North Korea | Freedom House

Freedom of the Press

North Korea

North Korea

Freedom of the Press 2008

2008 Scores

Press Status

Not Free

Press Freedom Score
(0 = best, 100 = worst)

98

Political Environment
(0 = best, 40 = worst)

39

Economic Environment
(0 = best, 30 = worst)

29

Though some citizens gained access to alternative information via pirated DVDs and illegal shortwave radios, North Korea remained the most repressive media environment in the world in 2007. The one-party regime headed by Kim Jong-il places severe restrictions on media freedom, attempts to regulate all communication, and rigorously limits the ability of North Koreans to access information. Although the constitution guarantees freedom of speech, in practice constitutional provisions for obeying a “collective spirit” restrict all reporting that is not sanctioned by the government. All journalists are members of the ruling party, and all media are mouthpieces for the regime. Journalists are punished harshly for even the smallest errors. The North Korean media portray all dissidents and the foreign media as liars attempting to destabilize the government, and authorities sharply curtail the ability of foreign journalists to gather information by claiming their cellular telephones upon arrival, preventing them from talking to people in the street, and constantly monitoring their movements. Under the penal code, listening to foreign broadcasts and possessing dissident publications are “crimes against the state” and carry grave punishments, including hard labor, prison sentences, and the death penalty. The aid group Good Friends reported that in October 2007, a man was publicly executed for having made a large number of international phone calls.

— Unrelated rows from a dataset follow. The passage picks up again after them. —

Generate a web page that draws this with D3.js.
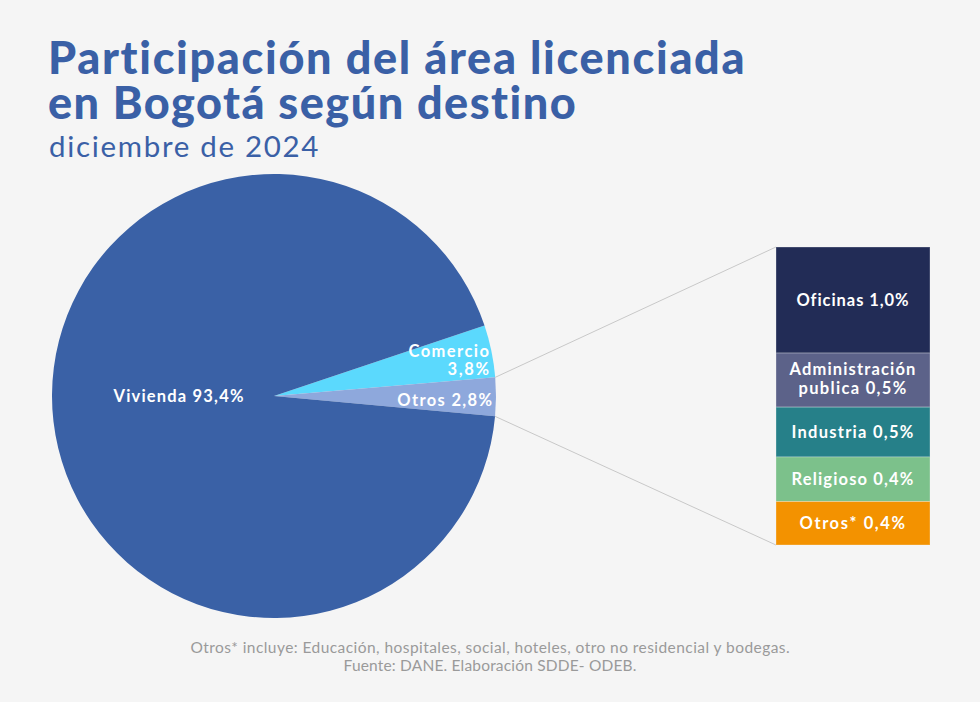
<!DOCTYPE html>
<html><head><meta charset="utf-8">
<script src="https://cdn.jsdelivr.net/npm/d3@7"></script>
<style>
html,body{margin:0;padding:0;background:#f5f5f5;}
svg{display:block;}
</style></head>
<body>
<svg id="chart" width="980" height="702"></svg>
<script>
// Pie data
const pieCategories = ["Comercio", "Otros", "Vivienda"];
const pieValues = [3.8, 2.8, 93.4];
const pieColors = ["#5bd9fd", "#8ea8dc", "#3a61a6"];

// Breakdown of "Otros" (stacked bar)
const barCategories = ["Oficinas", "Administración publica", "Industria", "Religioso", "Otros*"];
const barValues = [1.0, 0.51, 0.47, 0.42, 0.41];
const barColors = ["#222c56", "#5c6289", "#268089", "#7cc18b", "#f39200"];

const titleLines = ["Participación del área licenciada", "en Bogotá según destino"];
const subtitle = "diciembre de 2024";
const footLines = ["Otros* incluye: Educación, hospitales, social, hoteles, otro no residencial y bodegas.",
                   "Fuente: DANE. Elaboración SDDE- ODEB."];

const fmt = v => d3.format(".1f")(v).replace(".", ",") + "%";

const svg = d3.select("#chart");
svg.append("rect").attr("width", 980).attr("height", 702).attr("fill", "#f5f5f5");

const FONT = "Lato, 'Open Sans', sans-serif";

// widen text via letter-spacing so it spans the target width
function fit(sel, target) {
  sel.each(function () {
    const t = d3.select(this);
    const w = this.getComputedTextLength();
    const n = t.text().length;
    if (n < 2) return;
    const ls = Math.max(0, (target - w) / n);
    t.attr("letter-spacing", ls.toFixed(2));
    const anchor = t.attr("text-anchor") || "start";
    if (anchor === "middle") t.attr("dx", (ls / 2).toFixed(2));
    else if (anchor === "end") t.attr("dx", ls.toFixed(2));
  });
  return sel;
}

// Title
const titleWidths = [699, 530];
svg.selectAll("text.title").data(titleLines).join("text")
  .attr("class", "title")
  .attr("x", 48).attr("y", (d, i) => 74 + i * 45)
  .attr("font-family", FONT).attr("font-weight", 900).attr("font-size", 45)
  .attr("fill", "#3a60a6").text(d => d)
  .each(function (d, i) { fit(d3.select(this), titleWidths[i]); });
fit(svg.append("text").attr("x", 49).attr("y", 157)
  .attr("font-family", FONT).attr("font-weight", 400).attr("font-size", 29.5)
  .attr("fill", "#3a60a6").text(subtitle), 271);

// Pie
const cx = 274, cy = 396, R = 222;
const startDeg = 71.5;
const pie = d3.pie().sort(null).value(d => d)
  .startAngle(startDeg * Math.PI / 180)
  .endAngle(startDeg * Math.PI / 180 + 2 * Math.PI);
const arcs = pie(pieValues);
const arc = d3.arc().innerRadius(0).outerRadius(R);
const g = svg.append("g").attr("transform", `translate(${cx},${cy})`);
g.selectAll("path").data(arcs).join("path")
  .attr("d", arc).attr("fill", (d, i) => pieColors[i]);

// Stacked bar scales
const total = d3.sum(barValues);
const bx0 = 776, bw = 154, by0 = 247, bh = 298;
const y = d3.scaleLinear().domain([0, total]).range([by0, by0 + bh]);
const cum = d3.cumsum(barValues);
const segs = barValues.map((v, i) => ({ v, i, y0: i ? cum[i - 1] : 0, y1: cum[i] }));

// connector lines
const otrosArc = arcs[1];
const pt = a => [cx + R * Math.sin(a), cy - R * Math.cos(a)];
const p1 = pt(otrosArc.startAngle), p2 = pt(otrosArc.endAngle);
svg.append("line").attr("x1", p1[0]).attr("y1", p1[1]).attr("x2", bx0).attr("y2", y(0))
  .attr("stroke", "#c8c8c8").attr("stroke-width", 1);
svg.append("line").attr("x1", p2[0]).attr("y1", p2[1]).attr("x2", bx0).attr("y2", y(total))
  .attr("stroke", "#c8c8c8").attr("stroke-width", 1);

svg.selectAll("rect.seg").data(segs).join("rect")
  .attr("class", "seg")
  .attr("x", bx0).attr("width", bw)
  .attr("y", d => y(d.y0)).attr("height", d => y(d.y1) - y(d.y0))
  .attr("fill", d => barColors[d.i])
  .attr("stroke", "#f5f5f5").attr("stroke-opacity", 0.3).attr("stroke-width", 1);

// Bar labels
const LS = 16.5;
const lab = svg.append("g").attr("font-family", FONT).attr("font-weight", 700)
  .attr("font-size", LS).attr("fill", "#ffffff").attr("text-anchor", "middle");
const barLabelW = [113, 109, 123, 123, 107];
segs.forEach(d => {
  const mid = (y(d.y0) + y(d.y1)) / 2;
  const name = barCategories[d.i];
  if (name === "Administración publica") {
    fit(lab.append("text").attr("x", bx0 + bw / 2).attr("y", mid - 5).text("Administración"), 127);
    fit(lab.append("text").attr("x", bx0 + bw / 2).attr("y", mid + 13.5).text("publica " + fmt(d.v)), 109);
  } else {
    fit(lab.append("text").attr("x", bx0 + bw / 2).attr("y", mid + 6).text(name + " " + fmt(d.v)), barLabelW[d.i]);
  }
});

// Pie labels
const pl = svg.append("g").attr("font-family", FONT).attr("font-weight", 700)
  .attr("font-size", LS).attr("fill", "#ffffff");
fit(pl.append("text").attr("x", 178.5).attr("y", cy + 6).attr("text-anchor", "middle")
  .text(pieCategories[2] + " " + fmt(pieValues[2])), 131);
fit(pl.append("text").attr("x", 489).attr("y", 357).attr("text-anchor", "end").text(pieCategories[0]), 82);
fit(pl.append("text").attr("x", 489).attr("y", 375).attr("text-anchor", "end").text(fmt(pieValues[0])), 43);
fit(pl.append("text").attr("x", 492).attr("y", 406).attr("text-anchor", "end")
  .text(pieCategories[1] + " " + fmt(pieValues[1])), 96);

// Footer
const footW = [600, 293];
svg.selectAll("text.foot").data(footLines).join("text")
  .attr("class", "foot")
  .attr("x", 490).attr("y", (d, i) => 653 + i * 18)
  .attr("text-anchor", "middle")
  .attr("font-family", FONT).attr("font-size", 15.5).attr("fill", "#9a9a9a")
  .text(d => d)
  .each(function (d, i) { fit(d3.select(this), footW[i]); });
</script>
</body></html>
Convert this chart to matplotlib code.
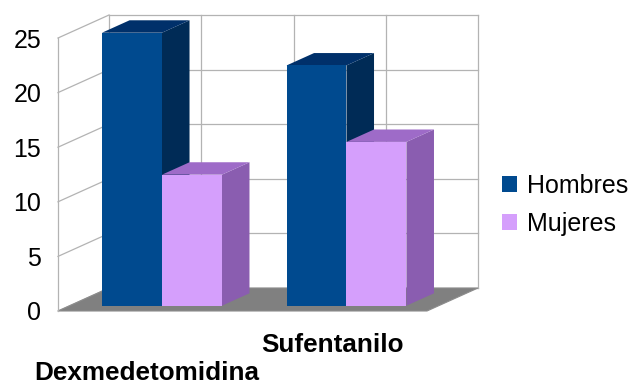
import matplotlib
matplotlib.use('Agg')
import matplotlib.pyplot as plt
from matplotlib.patches import Polygon, Patch
from matplotlib.transforms import ScaledTranslation

categories = ['Dexmedetomidina', 'Sufentanilo']
series_names = ['Hombres', 'Mujeres']
hombres = [25, 22]
mujeres = [12, 15]
y_ticks = [0, 5, 10, 15, 20, 25]

plt.rcParams['font.family'] = ['Liberation Sans', 'DejaVu Sans']

W, H = 629, 385
fig = plt.figure(figsize=(W / 100, H / 100), dpi=100)
# front plane of the 3D box
L, R, B, T = 58, 427, 311, 38
ax = fig.add_axes([L / W, (H - B) / H, (R - L) / W, (B - T) / H])
ax.set_xlim(0, len(categories))
ax.set_ylim(0, 25)

# oblique depth vector (pixels) converted to data units
px_x = (R - L) / len(categories)
px_y = (B - T) / 25
DX = 51 / px_x
DY = 23 / px_y


def P(x, y, z):
    return (x + z * DX, y + z * DY)


grid_c = '#b3b3b3'
ymax = 25
nx = len(categories)

# floor
ax.add_patch(Polygon([P(0, 0, 0), P(nx, 0, 0), P(nx, 0, 1), P(0, 0, 1)],
                     closed=True, fc='#808080', ec='#8c8c8c', lw=0.8,
                     clip_on=False, zorder=1))
# wall gridlines
for v in y_ticks:
    xs, ys = zip(P(0, v, 1), P(nx, v, 1))
    ax.plot(xs, ys, color=grid_c, lw=0.9, clip_on=False, zorder=0.5)
    xs, ys = zip(P(0, v, 0), P(0, v, 1))
    ax.plot(xs, ys, color=grid_c, lw=0.9, clip_on=False, zorder=0.5)
for xv in [0, 0.5, 1, 1.5, 2]:
    xs, ys = zip(P(xv, 0, 1), P(xv, ymax, 1))
    ax.plot(xs, ys, color=grid_c, lw=0.9, clip_on=False, zorder=0.5)

# bars
bw = 0.325
z0, z1 = 0.23, 0.77
series = [hombres, mujeres]
face_cols = [('#004a8f', '#00306a', '#002b56'),
             ('#d59ffc', '#9e6bc8', '#8a5db0')]
order = 2
for ci in range(nx):
    c = ci + 0.5
    for si, vals in enumerate(series):
        x0 = c - bw + si * bw
        x1 = x0 + bw
        v = vals[ci]
        front, top, side = face_cols[si]
        ax.add_patch(Polygon([P(x1, 0, z0), P(x1, 0, z1), P(x1, v, z1), P(x1, v, z0)],
                             closed=True, fc=side, ec='none', clip_on=False, zorder=order))
        ax.add_patch(Polygon([P(x0, v, z0), P(x1, v, z0), P(x1, v, z1), P(x0, v, z1)],
                             closed=True, fc=top, ec='none', clip_on=False, zorder=order))
        ax.add_patch(Polygon([P(x0, 0, z0), P(x1, 0, z0), P(x1, v, z0), P(x0, v, z0)],
                             closed=True, fc=front, ec='none', clip_on=False, zorder=order + 0.1))
        order += 1

# axes styling
for s in ['top', 'right', 'bottom']:
    ax.spines[s].set_visible(False)
ax.spines['left'].set_color(grid_c)
ax.spines['left'].set_linewidth(0.9)
ax.set_yticks(y_ticks)
ax.tick_params(axis='y', length=0, pad=12, labelsize=18)
ax.set_xticks([i + 0.5 for i in range(nx)])
ax.set_xticklabels(categories, fontsize=18.8, fontweight='bold')
ax.tick_params(axis='x', length=0)
ticks = ax.xaxis.get_major_ticks()
ticks[0].set_pad(36)
ticks[1].set_pad(15.5)
ticks[0].label1.set_transform(ticks[0].label1.get_transform()
                              + ScaledTranslation(-4 / 100, 0, fig.dpi_scale_trans))
ticks[1].label1.set_transform(ticks[1].label1.get_transform()
                              + ScaledTranslation(-2 / 100, 0, fig.dpi_scale_trans))
ax.patch.set_visible(False)

handles = [Patch(fc=face_cols[0][0], ec='none'), Patch(fc=face_cols[1][0], ec='none')]
fig.legend(handles, series_names, loc='upper left',
           bbox_to_anchor=(502 / W, 1 - 174 / H), frameon=False, fontsize=18,
           handlelength=0.6, handleheight=0.6, handletextpad=0.4,
           labelspacing=0.55, borderpad=0, borderaxespad=0)

fig.savefig('out.png', dpi=100)
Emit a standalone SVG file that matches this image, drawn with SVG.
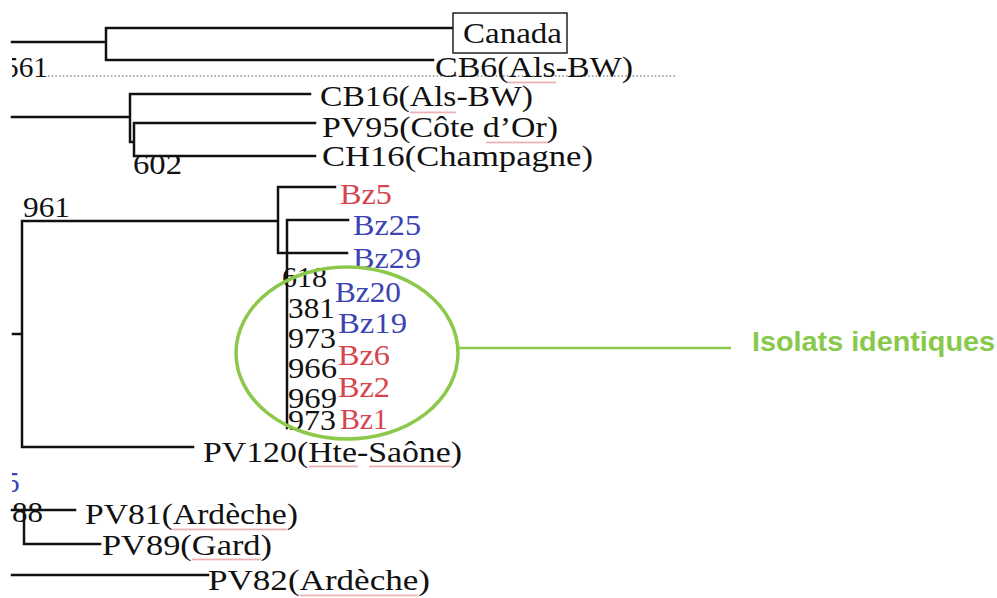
<svg xmlns="http://www.w3.org/2000/svg" width="997" height="598" viewBox="0 0 997 598">
<defs>
<style>
.t{font-family:"Liberation Serif","Times New Roman",serif;font-size:29.5px;fill:#111}
.r{fill:#d6444f}
.b{fill:#3c43b3}
.br{fill:none;stroke:#111;stroke-width:2.5;stroke-linecap:square}
.lbl{font-family:"Liberation Sans",Arial,sans-serif;font-weight:bold;font-size:28.5px;fill:#87c94b}
.wv{fill:url(#wave);opacity:0.75}
</style>
<pattern id="wave" width="4" height="3" patternUnits="userSpaceOnUse">
<path d="M0 2.5 L1 0.5 L2 2.5 L3 0.5 L4 2.5" fill="none" stroke="#d97070" stroke-width="0.7"/>
</pattern>
<clipPath id="crop"><rect x="12" y="0" width="985" height="598"/></clipPath>
</defs>
<rect width="997" height="598" fill="#fff"/>

<line x1="48" y1="76" x2="677" y2="76" stroke="#8a8a8a" stroke-width="1.3" stroke-dasharray="1.5 2.2"/>

<g id="connectors">
<path class="br" d="M12 42H106M106 28V60M106 28H453M106 60H433"/>
<path class="br" d="M12 117H130M130 94V142H134M130 94H310M134 123V156M134 123H315M134 156H315"/>
<path class="br" d="M13 334H22M22 221V447M22 221H278M278 187V253M278 187H335M287 220V428M287 220H348M278 253H347M22 447H193"/>
<path class="br" d="M12 510H75M24 510V544H100M12 575H208"/>
</g>

<g id="node-canada">
<rect x="453" y="13" width="114" height="40" fill="#fff" stroke="#222" stroke-width="1.5"/>
<text class="t" x="463" y="43" textLength="99" lengthAdjust="spacingAndGlyphs">Canada</text>
</g>
<g id="node-cb6"><text class="t" x="435" y="77" textLength="198" lengthAdjust="spacingAndGlyphs">CB6(Als-BW)</text><rect class="wv" x="508" y="81" width="48" height="3"/></g>
<g id="node-561"><text class="t" x="4" y="77" textLength="44" lengthAdjust="spacingAndGlyphs" clip-path="url(#crop)">561</text></g>
<g id="node-cb16"><text class="t" x="320" y="106" textLength="213" lengthAdjust="spacingAndGlyphs">CB16(Als-BW)</text><rect class="wv" x="410" y="111" width="46" height="3"/></g>
<g id="node-pv95"><text class="t" x="322" y="137" textLength="236" lengthAdjust="spacingAndGlyphs">PV95(Côte d’Or)</text><rect class="wv" x="486" y="141" width="62" height="3"/></g>
<g id="node-ch16"><text class="t" x="322" y="166" textLength="271" lengthAdjust="spacingAndGlyphs">CH16(Champagne)</text></g>
<g id="node-602"><text class="t" x="133" y="174" textLength="49" lengthAdjust="spacingAndGlyphs">602</text></g>
<g id="node-961"><text class="t" x="23" y="217" textLength="47" lengthAdjust="spacingAndGlyphs">961</text></g>

<g id="node-bz5"><text class="t r" x="340" y="204" textLength="52" lengthAdjust="spacingAndGlyphs">Bz5</text></g>
<g id="node-bz25"><text class="t b" x="353" y="235" textLength="68" lengthAdjust="spacingAndGlyphs">Bz25</text></g>
<g id="node-bz29"><text class="t b" x="353" y="268" textLength="68" lengthAdjust="spacingAndGlyphs">Bz29</text></g>
<g id="node-618"><text class="t" x="282" y="287" textLength="45" lengthAdjust="spacingAndGlyphs">618</text></g>
<g id="node-bz20"><text class="t b" x="335" y="302" textLength="66" lengthAdjust="spacingAndGlyphs">Bz20</text></g>
<g id="node-381"><text class="t" x="288" y="318" textLength="47" lengthAdjust="spacingAndGlyphs">381</text></g>
<g id="node-bz19"><text class="t b" x="338" y="333" textLength="69" lengthAdjust="spacingAndGlyphs">Bz19</text></g>
<g id="node-973a"><text class="t" x="288" y="348" textLength="48" lengthAdjust="spacingAndGlyphs">973</text></g>
<g id="node-bz6"><text class="t r" x="338" y="365" textLength="52" lengthAdjust="spacingAndGlyphs">Bz6</text></g>
<g id="node-966"><text class="t" x="288" y="378" textLength="49" lengthAdjust="spacingAndGlyphs">966</text></g>
<g id="node-bz2"><text class="t r" x="338" y="397" textLength="52" lengthAdjust="spacingAndGlyphs">Bz2</text></g>
<g id="node-969"><text class="t" x="288" y="408" textLength="49" lengthAdjust="spacingAndGlyphs">969</text></g>
<g id="node-973b"><text class="t" x="288" y="430" textLength="48" lengthAdjust="spacingAndGlyphs">973</text></g>
<g id="node-bz1"><text class="t r" x="340" y="429" textLength="48" lengthAdjust="spacingAndGlyphs">Bz1</text></g>

<g id="node-pv120"><text class="t" x="203" y="462" textLength="259" lengthAdjust="spacingAndGlyphs">PV120(Hte-Saône)</text><rect class="wv" x="309" y="465" width="49" height="3"/><rect class="wv" x="369" y="465" width="83" height="3"/></g>
<g id="node-5"><text class="t b" x="5" y="492" clip-path="url(#crop)">5</text></g>
<g id="node-88"><text class="t" x="12" y="522" textLength="31" lengthAdjust="spacingAndGlyphs">88</text></g>
<g id="node-pv81"><text class="t" x="85" y="524" textLength="213" lengthAdjust="spacingAndGlyphs">PV81(Ardèche)</text><rect class="wv" x="173" y="528" width="114" height="3"/></g>
<g id="node-pv89"><text class="t" x="102" y="555" textLength="170" lengthAdjust="spacingAndGlyphs">PV89(Gard)</text><rect class="wv" x="192" y="558" width="69" height="3"/></g>
<g id="node-pv82"><text class="t" x="208" y="590" textLength="222" lengthAdjust="spacingAndGlyphs">PV82(Ardèche)</text><rect class="wv" x="300" y="594" width="118" height="3"/></g>

<g id="annotation-isolats">
<ellipse cx="347" cy="353" rx="111" ry="86" fill="none" stroke="#8cc84b" stroke-width="3.5"/>
<line x1="458" y1="348" x2="731" y2="348" stroke="#8cc84b" stroke-width="2.5"/>
<text class="lbl" x="752" y="351" textLength="243" lengthAdjust="spacingAndGlyphs">Isolats identiques</text>
</g>
</svg>
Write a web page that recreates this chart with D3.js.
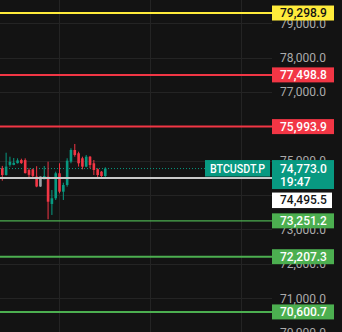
<!DOCTYPE html>
<html><head><meta charset="utf-8">
<script src="https://cdn.jsdelivr.net/npm/d3@7"></script>
<style>
html,body{margin:0;padding:0;background:#131313;overflow:hidden}
svg{display:block}
text{font-family:Roboto,"Noto Sans",sans-serif}
</style></head>
<body>
<svg id="c" width="342" height="332"></svg>
<script>
// ---- data ----
const opens  = [74780,74585,74880,74880,74930,75020,75020,74730,74750,74540,74250,74461,74536,73742,73908,74635,74100,74295,74973,75313,75217,75072,74828,75118,74926,74752,74682,74556];
const highs  = [74850,75234,75118,75080,75070,75060,75070,74780,74770,74840,74540,74847,74973,74149,74682,74926,74362,75072,75363,75488,75264,75118,75168,75140,75022,74780,74700,74810];
const lows   = [74420,74570,74828,74870,74920,74910,74630,74470,74520,74230,74240,74461,73296,73422,73858,74053,73858,74245,74926,75118,74830,74750,74810,74780,74585,74490,74530,74530];
const closes = [74585,74830,74970,74940,75010,74930,74640,74590,74560,74250,74540,74556,73808,73908,74635,74100,74295,75002,75313,75168,74926,74828,75118,74877,74731,74585,74556,74773];
const highlightIndex = 10;
const levels     = [79298.9, 77498.8, 75993.9, 73251.2, 72207.3, 70600.7];
const levelKinds = ["target", "resistance", "resistance", "support", "support", "support"];
const tickValues = [70000, 71000, 72000, 73000, 74000, 75000, 76000, 77000, 78000, 79000];
const timeGridIdx = [14.9, 38.8, 62.7];
const symbol = "BTCUSDT.P";
const lastPrice = 74773.0;
const countdown = "19:47";
const refPrice = 74495.5;

// ---- styles ----
const W = 342, H = 332, plotRight = 272;
const bg = "#131313", gridC = "#242424", axisText = "#ababab";
const up = "#089981", down = "#f23645";
const kindStyle = {
  target:     {color: "#ffeb3b", text: "#131313", width: 2},
  resistance: {color: "#f23645", text: "#ffffff", width: 2},
  support:    {color: "#4caf50", text: "#ffffff", width: 2}
};

const svg = d3.select("#c");
svg.append("rect").attr("width", W).attr("height", H).attr("fill", bg);

const y = d3.scaleLinear().domain([79000, 71000]).range([23.3, 298.2]);
const x = d3.scaleLinear().domain([0, opens.length - 1]).range([2.3, 105.3]);

// label boxes (computed first, so ticks fully covered by a label are not drawn)
const ly = y(lastPrice);
const ry = Math.max(y(refPrice), ly + 20.5 + 3.5 + 7.5);
const boxes = levels.map(v => [y(v) - 7.5, y(v) + 7.5])
  .concat([[ly - 8.5, ly + 20.5], [ry - 7.5, ry + 8]]);
const hidden = t => boxes.some(b => y(t) - 3 >= b[0] - 2 && y(t) + 3 <= b[1] + 2);
const shownTicks = tickValues.filter(t => !hidden(t));

// grid
svg.append("g").selectAll("line").data(tickValues).join("line")
  .attr("x1", 0).attr("x2", plotRight)
  .attr("y1", d => Math.round(y(d)) + 0.5).attr("y2", d => Math.round(y(d)) + 0.5)
  .attr("stroke", gridC).attr("stroke-width", 1);
svg.append("g").selectAll("line").data(timeGridIdx).join("line")
  .attr("x1", d => Math.round(x(d)) + 0.5).attr("x2", d => Math.round(x(d)) + 0.5)
  .attr("y1", 0).attr("y2", H)
  .attr("stroke", gridC).attr("stroke-width", 1);

// price axis
const axis = d3.axisRight(y).tickValues(shownTicks).tickSize(0).tickPadding(8)
  .tickFormat(d3.format(",.1f"));
const ag = svg.append("g").attr("transform", `translate(${plotRight},0)`).call(axis);
ag.select(".domain").remove();
ag.selectAll("text").attr("fill", axisText).attr("font-size", 12);

// level lines
svg.append("g").selectAll("line").data(levels).join("line")
  .attr("x1", 0).attr("x2", plotRight)
  .attr("y1", d => y(d)).attr("y2", d => y(d))
  .attr("stroke", (d, i) => kindStyle[levelKinds[i]].color)
  .attr("stroke-width", (d, i) => i === 3 ? 1.2 : kindStyle[levelKinds[i]].width);

// last price dotted line
svg.append("line").attr("x1", 0).attr("x2", 205)
  .attr("y1", y(lastPrice)).attr("y2", y(lastPrice))
  .attr("stroke", up).attr("stroke-width", 1).attr("stroke-dasharray", "1,2");

// candles
const cd = opens.map((o, i) => ({i, o, h: highs[i], l: lows[i], c: closes[i]}));
const col = d => d.i === highlightIndex ? "#9aa3a6" : (d.c >= d.o ? up : down);
const cg = svg.append("g");
cg.selectAll("line").data(cd).join("line")
  .attr("x1", d => x(d.i)).attr("x2", d => x(d.i))
  .attr("y1", d => y(d.h)).attr("y2", d => y(d.l))
  .attr("stroke", col).attr("stroke-width", 1);
cg.selectAll("rect").data(cd).join("rect")
  .attr("x", d => x(d.i) - 1.3).attr("width", 2.6)
  .attr("y", d => y(Math.max(d.o, d.c)))
  .attr("height", d => Math.max(1, Math.abs(y(d.o) - y(d.c))))
  .attr("fill", col);

// reference line (gray)
svg.append("line").attr("x1", 0).attr("x2", plotRight)
  .attr("y1", y(refPrice)).attr("y2", y(refPrice))
  .attr("stroke", "#c9c9c9").attr("stroke-width", 2);

// level labels
const fmt = d3.format(",.1f");
const lg = svg.append("g");
levels.forEach((v, i) => {
  const st = kindStyle[levelKinds[i]];
  const cy = y(v);
  lg.append("rect").attr("x", plotRight).attr("y", cy - 7.5).attr("width", 62).attr("height", 15)
    .attr("fill", st.color);
  lg.append("text").attr("x", 280).attr("y", cy).attr("dy", "0.36em")
    .attr("font-size", 12).attr("font-weight", 500).attr("fill", st.text).text(fmt(v));
});

// last price label (two lines)
lg.append("rect").attr("x", plotRight).attr("y", ly - 8.5).attr("width", 62).attr("height", 29)
  .attr("fill", up);
lg.append("text").attr("x", 280).attr("y", ly).attr("dy", "0.36em")
  .attr("font-size", 12).attr("font-weight", 500).attr("fill", "#ffffff").text(fmt(lastPrice));
lg.append("text").attr("x", 280).attr("y", ly + 13.3).attr("dy", "0.36em")
  .attr("font-size", 12).attr("font-weight", 500).attr("fill", "#ffffff").text(countdown);
// symbol label
lg.append("rect").attr("x", 205).attr("y", ly - 8.5).attr("width", 65).attr("height", 16.5)
  .attr("fill", up);
lg.append("text").attr("x", 210).attr("y", ly).attr("dy", "0.36em")
  .attr("font-size", 12).attr("font-weight", 500).attr("fill", "#ffffff")
  .attr("textLength", 55).attr("lengthAdjust", "spacingAndGlyphs").text(symbol);

// reference price label (pushed below last-price label)
lg.append("rect").attr("x", plotRight).attr("y", ry - 7.5).attr("width", 60).attr("height", 15.5)
  .attr("fill", "#ffffff");
lg.append("text").attr("x", 280).attr("y", ry).attr("dy", "0.36em")
  .attr("font-size", 12).attr("font-weight", 500).attr("fill", "#131313").text(fmt(refPrice));
</script>
</body></html>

Newspaper, television, and radio reports typically consist of praise for Kim Jong-il, often focusing on his daily activities. Radios must be registered with the police and are preset to government frequencies. However, the emergence of black markets in the past decade has provided some alternative sources of information, especially for those near the South Korean or Chinese borders. Some entrepreneurs carry cell phones, and a significant portion of North Koreans are aware of the outside world through shortwave radios and pirated DVDs of South Korean dramas smuggled in from China. Surveys of defectors show that a growing, though still unclear, proportion of North Koreans have access to broadcasts by Radio Free Asia, the South Korean public radio station KBS, or Free North Korea, a radio station run by North Korean refugees living in the South. In an attempt to curb the growing access to outside information, the authorities throughout 2007 took measures such as raiding homes in search of illegal DVDs and players, confiscating television remote controls, and resoldering radios and television sets that had been unsealed. They also renewed efforts to jam South Korean and other foreign radio broadcasts that reach the North, including one aimed at any surviving Japanese abductees.

All media in North Korea are owned by the state. However, in 2007, a Japanese journalist and several North Korean refugees launched the first newsmagazine to be based on independent reporting from inside the country, conducted by specially trained undercover journalists using hidden cameras. The first issue of the bimonthly Rimjingang, which aims to cover the general views of North Koreans along with their reactions to unfolding events within the country, was published in November 2007, with plans to distribute it in both North and South Korea. Internet access is restricted to a handful of high-level officials who have received state approval and to 200 or so foreigners living in the capital, Pyongyang; all foreign websites are blocked by the state. For most North Koreans with computer access, web browsing takes place only on the state-run intranet called Kwangmyong, which restricts access to a few dozen government-sponsored websites.